Ketergantungan terhadap impor bahan pangan harus segera dimitigasi. Bila tidak, maka Indonesia akan sangat rentang dengan gejolak ekonomi global seperti inflasi yang tinggi dan menekan daya beli ketika kurs rupiah mengalami depresiasi terhadap dolar AS. Sehingga harga pangan bisa menjadi tak terjangkau.
Swasembada pangan harus dikejar! Namun sayang selama ini faktanya RI kok susah sekali mencapai impian tersebut. Malahan progresnya bukan maju tapi ada kecenderungan mundur.

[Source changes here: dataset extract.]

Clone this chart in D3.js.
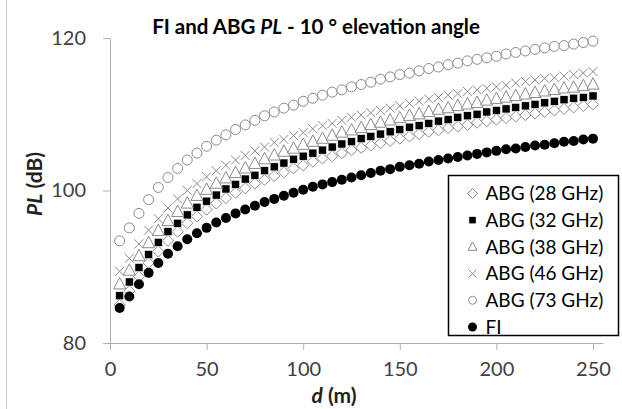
<!DOCTYPE html>
<html>
<head>
<meta charset="utf-8">
<script src="https://cdn.jsdelivr.net/npm/d3@7"></script>
<style>
  body { margin: 0; background: #fff; }
  svg { display: block; font-family: Lato, "Open Sans", sans-serif; }
</style>
</head>
<body>
<div id="chart"></div>
<script>
const distances = [5, 10, 15, 20, 25, 30, 35, 40, 45, 50, 55, 60, 65, 70, 75, 80, 85, 90, 95, 100,
  105, 110, 115, 120, 125, 130, 135, 140, 145, 150, 155, 160, 165, 170, 175, 180, 185, 190, 195, 200,
  205, 210, 215, 220, 225, 230, 235, 240, 245, 250]

const abg28 = [85.0, 86.8, 88.7, 90.5, 92.0, 93.4, 94.6, 95.7, 96.6, 97.5, 98.3, 99.0, 99.7, 100.3, 100.9, 101.4, 101.9, 102.4, 102.9, 103.3,
  103.8, 104.2, 104.5, 104.9, 105.3, 105.6, 105.9, 106.2, 106.5, 106.8, 107.1, 107.4, 107.7, 107.9, 108.2, 108.4, 108.6, 108.9, 109.1, 109.3,
  109.5, 109.7, 109.9, 110.1, 110.3, 110.5, 110.7, 110.9, 111.1, 111.3]
const abg32 = [86.2, 88.0, 89.9, 91.6, 93.2, 94.6, 95.7, 96.8, 97.8, 98.6, 99.4, 100.2, 100.8, 101.5, 102.0, 102.6, 103.1, 103.6, 104.1, 104.5,
  104.9, 105.3, 105.7, 106.1, 106.4, 106.8, 107.1, 107.4, 107.7, 108.0, 108.3, 108.5, 108.8, 109.1, 109.3, 109.6, 109.8, 110.0, 110.3, 110.5,
  110.7, 110.9, 111.1, 111.3, 111.5, 111.7, 111.9, 112.1, 112.2, 112.4]
const abg38 = [87.7, 89.5, 91.4, 93.1, 94.7, 96.0, 97.2, 98.3, 99.3, 100.1, 100.9, 101.6, 102.3, 102.9, 103.5, 104.1, 104.6, 105.1, 105.5, 106.0,
  106.4, 106.8, 107.2, 107.6, 107.9, 108.2, 108.6, 108.9, 109.2, 109.5, 109.8, 110.0, 110.3, 110.6, 110.8, 111.1, 111.3, 111.5, 111.8, 112.0,
  112.2, 112.4, 112.6, 112.8, 113.0, 113.2, 113.4, 113.5, 113.7, 113.9]
const abg46 = [89.4, 91.1, 93.0, 94.8, 96.3, 97.7, 98.9, 100.0, 100.9, 101.8, 102.6, 103.3, 104.0, 104.6, 105.2, 105.7, 106.3, 106.7, 107.2, 107.6,
  108.1, 108.5, 108.8, 109.2, 109.6, 109.9, 110.2, 110.5, 110.8, 111.1, 111.4, 111.7, 112.0, 112.2, 112.5, 112.7, 113.0, 113.2, 113.4, 113.6,
  113.8, 114.1, 114.3, 114.5, 114.7, 114.8, 115.0, 115.2, 115.4, 115.6]
const abg73 = [93.4, 95.1, 97.0, 98.8, 100.4, 101.7, 102.9, 104.0, 104.9, 105.8, 106.6, 107.3, 108.0, 108.6, 109.2, 109.8, 110.3, 110.8, 111.2, 111.7,
  112.1, 112.5, 112.9, 113.2, 113.6, 113.9, 114.2, 114.6, 114.9, 115.2, 115.4, 115.7, 116.0, 116.2, 116.5, 116.7, 117.0, 117.2, 117.4, 117.6,
  117.9, 118.1, 118.3, 118.5, 118.7, 118.9, 119.0, 119.2, 119.4, 119.6]
const fi = [84.6, 86.1, 87.7, 89.2, 90.5, 91.7, 92.7, 93.6, 94.4, 95.1, 95.8, 96.4, 97.0, 97.5, 98.0, 98.5, 98.9, 99.3, 99.7, 100.1,
  100.5, 100.8, 101.1, 101.4, 101.7, 102.0, 102.3, 102.6, 102.8, 103.1, 103.3, 103.5, 103.8, 104.0, 104.2, 104.4, 104.6, 104.8, 105.0, 105.2,
  105.4, 105.5, 105.7, 105.9, 106.0, 106.2, 106.4, 106.5, 106.7, 106.8]

const seriesNames = ["ABG (28 GHz)", "ABG (32 GHz)", "ABG (38 GHz)", "ABG (46 GHz)", "ABG (73 GHz)", "FI"]
const xTicks = [0, 50, 100, 150, 200, 250]
const yTicks = [80, 100, 120]

const width = 622
const height = 409
const gray = "#8a8a8a"
const axisColor = "#b0b0b0"

const svg = d3.select("#chart").append("svg")
  .attr("width", width)
  .attr("height", height)

// plot area frame (Excel-ish)
svg.append("line")
  .attr("x1", 6.5).attr("x2", 6.5)
  .attr("y1", 0).attr("y2", height)
  .attr("stroke", "#c8c8c8")

const x = d3.scaleLinear().domain([0, 250]).range([110, 593])
const y = d3.scaleLinear().domain([80, 120]).range([343, 38])

// axes
const xAxis = svg.append("g")
  .attr("transform", `translate(0,${y(80)})`)
  .call(d3.axisBottom(x).tickValues(xTicks).tickSize(7).tickPadding(12).tickSizeOuter(0))
xAxis.select(".domain").attr("stroke", axisColor).attr("d", `M${x(0) - 7},0.5H${x(255.5)}`)

const yAxis = svg.append("g")
  .attr("transform", `translate(${x(0)},0)`)
  .call(d3.axisLeft(y).tickValues(yTicks).tickSize(7).tickPadding(17).tickSizeOuter(0))
yAxis.select(".domain").attr("stroke", axisColor)

svg.selectAll(".tick line").attr("stroke", axisColor)
svg.selectAll(".tick text")
  .attr("font-family", "Lato, sans-serif")
  .attr("font-size", 20)
  .attr("fill", "#404040")

// titles
const title = svg.append("text")
  .attr("x", 316)
  .attr("y", 34)
  .attr("text-anchor", "middle")
  .attr("font-size", 20.5)
  .attr("font-weight", "bold")
title.append("tspan").text("FI and ABG ")
title.append("tspan").attr("font-style", "italic").text("PL")
title.append("tspan").text(" - 10 ° elevation angle")

const xTitle = svg.append("text")
  .attr("x", 334)
  .attr("y", 403)
  .attr("text-anchor", "middle")
  .attr("font-size", 21)
  .attr("font-weight", "bold")
  .attr("fill", "#222")
xTitle.append("tspan").attr("font-style", "italic").text("d")
xTitle.append("tspan").text(" (m)")

const yTitle = svg.append("text")
  .attr("transform", "translate(42,184) rotate(-90)")
  .attr("text-anchor", "middle")
  .attr("font-size", 21)
  .attr("font-weight", "bold")
  .attr("fill", "#222")
yTitle.append("tspan").attr("font-style", "italic").text("PL")
yTitle.append("tspan").text(" (dB)")

// marker painters
const markers = [
  (g, s) => g.append("path").attr("d", `M0,${-s * 0.62}L${s * 0.62},0L0,${s * 0.62}L${-s * 0.62},0Z`)
    .attr("fill", "#fff").attr("stroke", gray).attr("stroke-width", 1),
  (g, s) => g.append("rect").attr("x", -s * 0.45).attr("y", -s * 0.45).attr("width", s * 0.9).attr("height", s * 0.9)
    .attr("fill", "#000").attr("stroke", "#fff").attr("stroke-width", 0.6),
  (g, s) => g.append("path").attr("d", `M0,${-s * 0.62}L${s * 0.55},${s * 0.42}L${-s * 0.55},${s * 0.42}Z`)
    .attr("fill", "#fff").attr("stroke", gray).attr("stroke-width", 1),
  (g, s) => g.append("path").attr("d", `M${-s / 2},${-s / 2}L${s / 2},${s / 2}M${-s / 2},${s / 2}L${s / 2},${-s / 2}`)
    .attr("fill", "none").attr("stroke", gray).attr("stroke-width", 1),
  (g, s) => g.append("circle").attr("r", s / 2)
    .attr("fill", "#fff").attr("stroke", gray).attr("stroke-width", 1),
  (g, s) => g.append("circle").attr("r", s / 2)
    .attr("fill", "#000")
]

const allSeries = [abg28, abg32, abg38, abg46, abg73, fi]
const sizes = [9, 9, 11, 9, 10, 10]

allSeries.forEach((values, i) => {
  const grp = svg.append("g").attr("class", "series")
  grp.selectAll("g")
    .data(values)
    .join("g")
    .attr("transform", (v, j) => `translate(${x(distances[j])},${y(v)})`)
    .each(function () { markers[i](d3.select(this), sizes[i]) })
})

// legend
const legend = svg.append("g").attr("transform", "translate(448.5,175.5)")
legend.append("rect")
  .attr("width", 170)
  .attr("height", 160)
  .attr("fill", "#fff")
  .attr("stroke", "#000")
  .attr("stroke-width", 1.5)

const rows = legend.selectAll("g")
  .data(seriesNames)
  .join("g")
  .attr("transform", (d, i) => `translate(24,${18 + i * 26.7})`)

rows.each(function (d, i) { markers[i](d3.select(this), i === 5 ? 9 : 8) })

rows.append("text")
  .attr("x", 13)
  .attr("dy", "0.35em")
  .attr("font-size", 19)
  .attr("fill", "#000")
  .text(d => d)
</script>
</body>
</html>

Pangan adalah kebutuhan pokok setiap umat manusia. Untuk bertahan hidup dan bereproduksi manusia butuh makan. Sumber pangan dicukupi lewat aktivitas pertanian, peternakan, perikanan dan perkebunan.
Dulu negeri kita sempat dijuluki sebagai negara agraris karena pertanian menjadi salah satu ujung tombak pertumbuhan ekonomi. Khas negara berkembang. Kini fokus pemerintah adalah konektivitas.
Jembatan, jalan, pelabuhan, bandara banyak dibangun. Proyek infrastruktur senilai ribuan triliun terus berupaya diwujudkan oleh pemerintah guna mengangkat derajat dan martabat ekonomi Indonesia.
Namun sangat disayangkan ketika Indonesia sebagai negara dengan penduduk terpadat keempat di dunia ini harus bergantung banyak pangan dari negara lain. Luas areal lahan pertanian terus menyusut dari tahun ke tahun. Luas areal sawah terus mengalami penurunan.
Pada periode 2013-2017 luas area pertanian menyusut 2 juta hektar jika mengacu pada catatan Badan Pusat Statistik (BPS).
Di saat yang sama kebutuhan akan bahan pangan terus meningkat ketika penurunan luas lahan pangan tidak dibarengi dengan peningkatan produktivitas yang berarti. Alhasil impor menjadi solusi jangka pendek.
Seringkali impor ini jadi mainan para pemburu rente. Kalkulasi antara kekurangan pasokan dengan kuota impor sering menjadi perdebatan. Ujung-ujungnya petani yang rugi karena harga komoditas di pasaran menjadi jatuh.
Petani sering menjadi korban. Sebagai subjek, pengetahuan hingga skill para petani pun masih terbilang minim. Perlu di-upgrade sehingga bisa mendongkrak produktivitas. Tak hanya ekstensifikasi, intensifikasi juga bisa jalan.
Pertanian di dalam negeri juga minim menggunakan intervensi teknologi. Selain karena persoalan skill para petani tadi juga diakibatkan karena kurangnya dukungan modal berupa kredit dan investasi.
Berdasarkan catatan World Food Programme, (WFP) masih sangat sedikit sekali petani kita yang mendapatkan akses ke kredit. Hanya sekitar 23% saja yang tercatat mendapatkan akses kredit formal. Bisa dibilang ada faktor rendahnya literasi keuangan juga.
Tata niaga perdagangan komoditas pangan yang carut marut dengan adanya spekulan dan tengkulak membuat rantai pasok menjadi tidak efisien. Lagi-lagi yang dirugikan adalah petani dan konsumen akhir.
Lihat saja kasus cabai. Harganya naik berkali-kali lipat. Dalam kondisi normal, harga cabai rawit per kg hanya Rp 20.000. Kemarin sempat melesat ke Rp 100.000 per kilogram.
Musim hujan dan cuaca ekstrem membuat banjir melanda sentra produksi. Pasokan menipis karena busuk dan jalur distribusi terganggu. Pola distribusi cabai termasuk yang panjang sehingga harga di konsumen akhir sangat tinggi.
Sentra produksi tanaman pangan juga masih terkonsentrasi di Pulau Jawa kecuali kelapa sawit untuk minyak goreng yang tersebar di Sumatra dan Kalimantan. Tentu saja ini membuat disparitas harga pangan antar pulau sering terjadi.